Background

I was brought into the DataStage product team at the beginning of the journey to modernize DataStage, IBM’s industry-leading thick client data integration tool. There were four main goals set for the team as part of the modernization effort. First, make DataStage a software as a service (SaaS) offering, bringing both the interface and workloads to the cloud. Second, fully integrate the software into Cloud Pak for Data (CPD), IBM’s data and artificial intelligence (AI) platform, to enhance the platform’s capabilities. Third, improve usability and align it with IBM’s design language and design system. DataStage's initial release was in 1996 and much of the thick client experience included antiquated design paradigms. Finally, lower the barrier to entry for new users while still meeting the needs of experienced thick client users.

Key projects

During my time on the DataStage team, I had the opportunity to work on many aspects of the product. Below are a few of the most salient design projects that I led over the years.

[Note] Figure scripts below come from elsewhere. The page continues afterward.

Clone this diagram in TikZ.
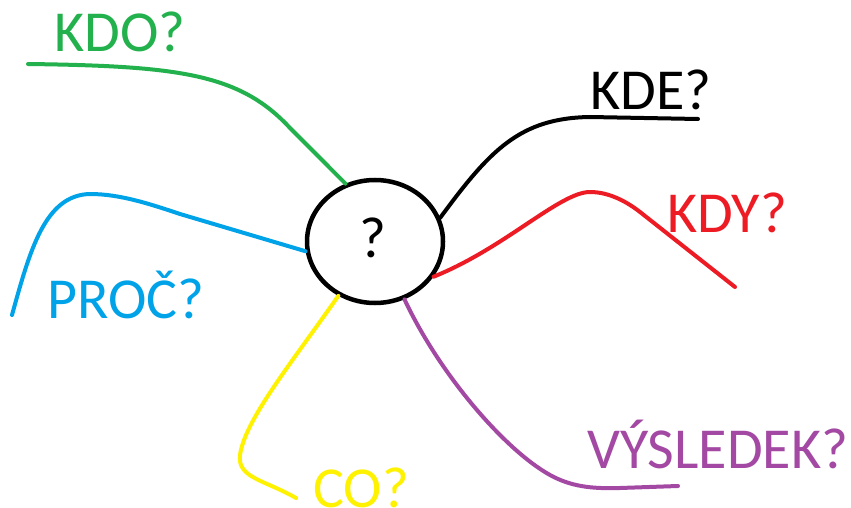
\documentclass[tikz,border=0pt]{standalone}
\usepackage{fontspec}
\setmainfont{Carlito}
\usetikzlibrary{shapes.geometric}
\definecolor{pgreen}{RGB}{34,177,76}
\definecolor{pred}{RGB}{237,28,36}
\definecolor{pblue}{RGB}{0,162,232}
\definecolor{pyellow}{RGB}{255,242,0}
\definecolor{ppurple}{RGB}{163,73,164}
\tikzset{
  lbl/.style={font=\fontsize{58}{60}\selectfont, inner sep=0pt, anchor=base west},
  branch/.style={line width=4pt, line cap=round, line join=round},
  hub/.style={ellipse, draw, line width=4.5pt, minimum width=136pt, minimum height=123pt, inner sep=0pt}
}
\begin{document}
\begin{tikzpicture}[x=1pt,y=-1pt]
\useasboundingbox (0,0) rectangle (851,508);
\fill[white] (0,0) rectangle (851,508);
% hub
\node[hub] (c) at (375,241.5) {};
\node[font=\fontsize{58}{60}\selectfont, inner sep=0pt, anchor=base] (q) at (372.5,257) {?};
% free ends
\coordinate (g0) at (28,64);
\coordinate (k1) at (698,119);
\coordinate (r1) at (735,287);
\coordinate (b0) at (12,315);
\coordinate (y1) at (296,498);
\coordinate (p1) at (678,486);
% branches
\draw[branch, pgreen] (g0) .. controls (180,66) and (240,74) .. (290,128) -- (c.117);
\draw[branch, black] (c.20) .. controls (490,150) and (520,118) .. (590,117) -- (k1);
\draw[branch, pred] (c.-31) .. controls (505,248) and (560,192) .. (590,192) .. controls (605,192) and (622,198) .. (640,212) -- (r1);
\draw[branch, pblue] (b0) .. controls (30,250) and (45,195) .. (90,194) .. controls (120,194) and (150,204) .. (180,214) -- (c.188);
\draw[branch, pyellow] (c.236) .. controls (290,365) and (245,420) .. (240,455) .. controls (237,478) and (265,480) .. (y1);
\draw[branch, ppurple] (c.297) .. controls (440,375) and (505,450) .. (550,475) .. controls (570,486) and (590,489) .. (620,488) -- (p1);
% labels
\node[lbl, pgreen] (kdo) at (54,52) {KDO?};
\node[lbl, black] (kde) at (590,110) {KDE?};
\node[lbl, pred] (kdy) at (667,232) {KDY?};
\node[lbl, pblue] (proc) at (47,318) {PROČ?};
\node[lbl, pyellow] (co) at (313,507) {CO?};
\node[lbl, ppurple] (vys) at (587,468) {VÝSLEDEK?};
\end{tikzpicture}
\end{document}
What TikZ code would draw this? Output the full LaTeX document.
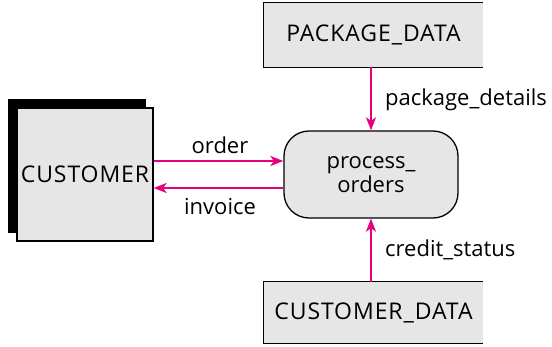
\documentclass[tikz,border=0pt]{standalone}
\usepackage{fontspec}
\setmainfont{Open Sans}
\usetikzlibrary{arrows.meta}
\definecolor{flowpink}{HTML}{E6007E}
\definecolor{boxgray}{HTML}{E6E6E6}
\begin{document}
\begin{tikzpicture}[x=1pt,y=1pt,
  every node/.style={font=\fontsize{22}{24}\selectfont, inner sep=0pt},
  capsfont/.style={font=\fontsize{23}{24}\selectfont\addfontfeatures{LetterSpace=4}},
  entity/.style={draw=black, line width=1.3pt, fill=boxgray, minimum width=136pt, minimum height=133pt, capsfont},
  shadowbox/.style={fill=black, minimum width=138pt, minimum height=134pt},
  proc/.style={draw=black, line width=1.3pt, fill=boxgray, rounded corners=25pt, minimum width=174pt, minimum height=87pt, align=center},
  store/.style={fill=boxgray, minimum width=219pt, capsfont},
  storeline/.style={draw=black, line width=1.3pt},
  flow/.style={draw=flowpink, line width=2pt, -{Stealth[length=13pt,width=10pt,inset=3.5pt]}},
  lbl/.style={text=black}]
\useasboundingbox (0,0) rectangle (552,-346);
% customer
\node[shadowbox] (shadow) at (77,-166) {};
\node[entity] (customer) at (85,-174.5) {CUSTOMER};
% process
\node[proc] (process) at (371,-174.5) {process\_\\orders};
% data stores
\node[store, minimum height=64pt] (pkg) at (373.5,-35) {PACKAGE\_DATA};
\draw[storeline] (pkg.north east) -- (pkg.north west) -- (pkg.south west) -- (pkg.south east);
\node[store, minimum height=61pt] (cdata) at (373.5,-312.5) {CUSTOMER\_DATA};
\draw[storeline] (cdata.north east) -- (cdata.north west) -- (cdata.south west) -- (cdata.south east);
% flows
\draw[flow] ([yshift=13.5pt]customer.east) -- ([yshift=13.5pt]process.west);
\draw[flow] ([yshift=-13.5pt]process.west) -- ([yshift=-13.5pt]customer.east);
\draw[flow] (pkg.south -| process.north) -- (process.north);
\draw[flow] (cdata.north -| process.south) -- (process.south);
% labels
\node[lbl] (lorder) at (220,-145) {order};
\node[lbl] (linvoice) at (220,-207) {invoice};
\node[lbl, anchor=west] (lpkg) at (385,-100) {package\_details};
\node[lbl, anchor=west] (lcredit) at (385,-250) {credit\_status};
\end{tikzpicture}
\end{document}
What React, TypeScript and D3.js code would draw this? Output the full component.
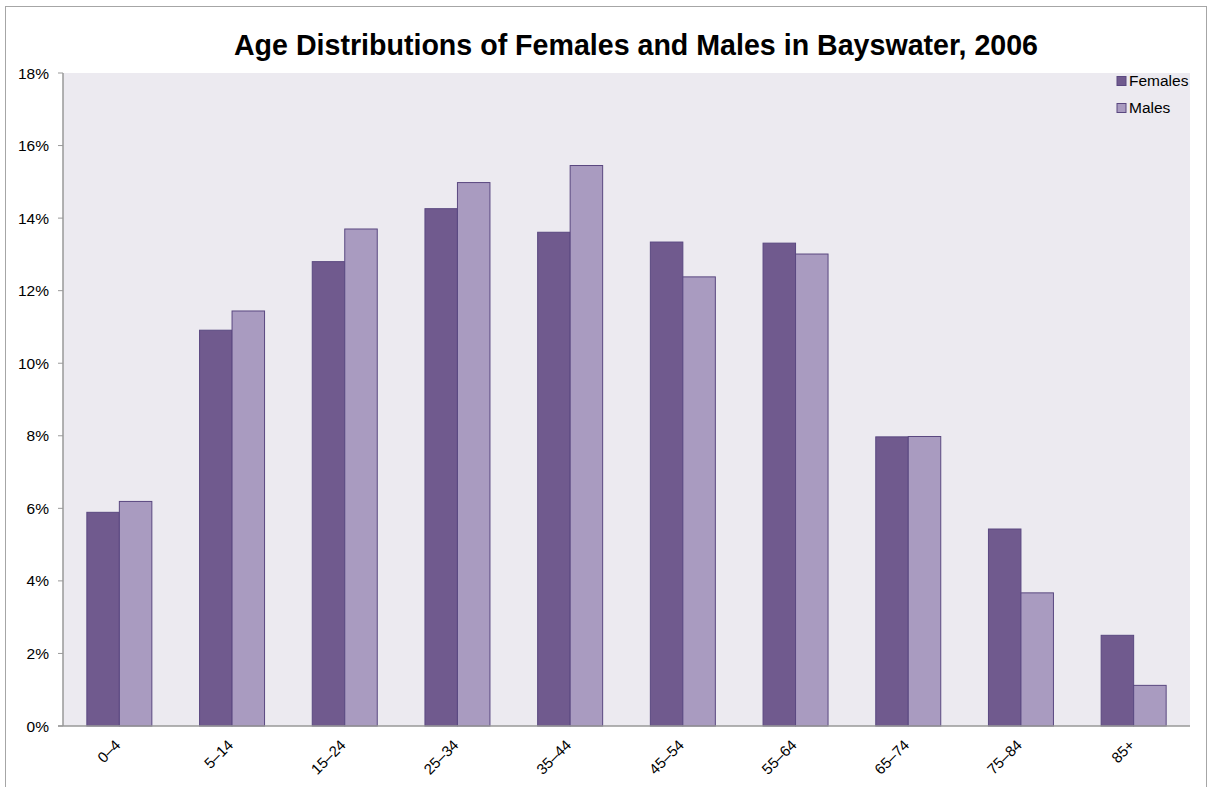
import React from "react";
import * as d3 from "d3";

const categories = ["0–4", "5–14", "15–24", "25–34", "35–44", "45–54", "55–64", "65–74", "75–84", "85+"];
const females = [5.89, 10.91, 12.8, 14.26, 13.61, 13.34, 13.31, 7.97, 5.43, 2.5];
const males = [6.19, 11.44, 13.7, 14.98, 15.45, 12.38, 13.01, 7.98, 3.67, 1.12];
const yTicks = [0, 2, 4, 6, 8, 10, 12, 14, 16, 18];
const seriesNames = ["Females", "Males"];
const title = "Age Distributions of Females and Males in Bayswater, 2006";

const W = 1208;
const H = 787;
const plot = { left: 63, right: 1190, top: 73, bottom: 726 };
const colors = ["#705A8E", "#A99BC0"];
const stroke = "#5A4880";

export default function App() {
  const x = d3.scaleBand<string>().domain(categories).range([plot.left, plot.right]).paddingInner(0).paddingOuter(0);
  const y = d3.scaleLinear().domain([0, 18]).range([plot.bottom, plot.top]);
  const groupW = 65;
  const barW = groupW / 2;
  const font = "Liberation Sans, Arial, sans-serif";
  const series = [females, males];

  return (
    <div style={{ position: "fixed", left: 0, top: 0, width: W, height: H, background: "#fff" }}>
      <svg width={W} height={H} style={{ display: "block" }} fontFamily={font}>
        <rect x={5.5} y={6.5} width={1201} height={800} fill="#fff" stroke="#a6a6a6" strokeWidth={1} />
        <rect x={plot.left} y={plot.top} width={plot.right - plot.left} height={plot.bottom - plot.top} fill="#ECEAF0" />
        <text x={636} y={55} textAnchor="middle" fontSize={28.6} fontWeight="bold" fill="#000">{title}</text>
        {series.map((vals, si) =>
          vals.map((v, i) => {
            const c = (x(categories[i]) as number) + x.bandwidth() / 2;
            const bx = c - groupW / 2 + si * barW;
            return (
              <rect key={`${si}-${i}`} x={bx} y={y(v)} width={barW} height={y(0) - y(v)}
                fill={colors[si]} stroke={stroke} strokeWidth={1} />
            );
          })
        )}
        <line x1={plot.left} x2={plot.left} y1={plot.top} y2={plot.bottom} stroke="#999" strokeWidth={1.5} />
        <line x1={plot.left - 5} x2={plot.right} y1={plot.bottom} y2={plot.bottom} stroke="#999" strokeWidth={1.5} />
        {yTicks.map((t) => (
          <g key={t}>
            <line x1={plot.left - 5} x2={plot.left} y1={y(t)} y2={y(t)} stroke="#999" strokeWidth={1} />
            <text x={plot.left - 14} y={y(t) + 5.5} textAnchor="end" fontSize={15.5} fill="#000">{`${t}%`}</text>
          </g>
        ))}
        {categories.map((c) => {
          const cx = (x(c) as number) + x.bandwidth() / 2;
          return (
            <text key={c} transform={`translate(${cx + 2},${plot.bottom + 20}) rotate(-45)`} textAnchor="end"
              fontSize={15} fill="#000">{c}</text>
          );
        })}
        {seriesNames.map((n, i) => (
          <g key={n} transform={`translate(1117,${81 + i * 27})`}>
            <rect x={0} y={-4.5} width={9} height={9} fill={colors[i]} stroke={stroke} strokeWidth={1} />
            <text x={12} y={5} fontSize={15.5} fill="#000">{n}</text>
          </g>
        ))}
      </svg>
    </div>
  );
}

Password protected projects. Contact me for access.

Intro to datastage

DataStage is a low-code, canvas-based, data integration tool used for creating data pipelines. The primary persona for DataStage is a data engineer. Data engineers work closely with business analysts and data analysts to create the requirements used to design data pipelines. When executed, data pipelines move and transform data to be utilized for data analytics, for developing machine learning models, and for other business critical applications.

Data pipeline

A data pipeline’s key purpose is to extract data from one or more sources, apply data transformations, and load the data into one or many target systems.

DataStage pipeline

Pipelines in DataStage are represented as flow diagrams.

Datastage pipeline anatomy

Flows are presented as a series of nodes connected together by links. Nodes are divided into two main categories: connectors and transformations. Connector nodes provide ways of accessing different data sources and targets. Transformation nodes are used to manipulate data in a multitude of ways.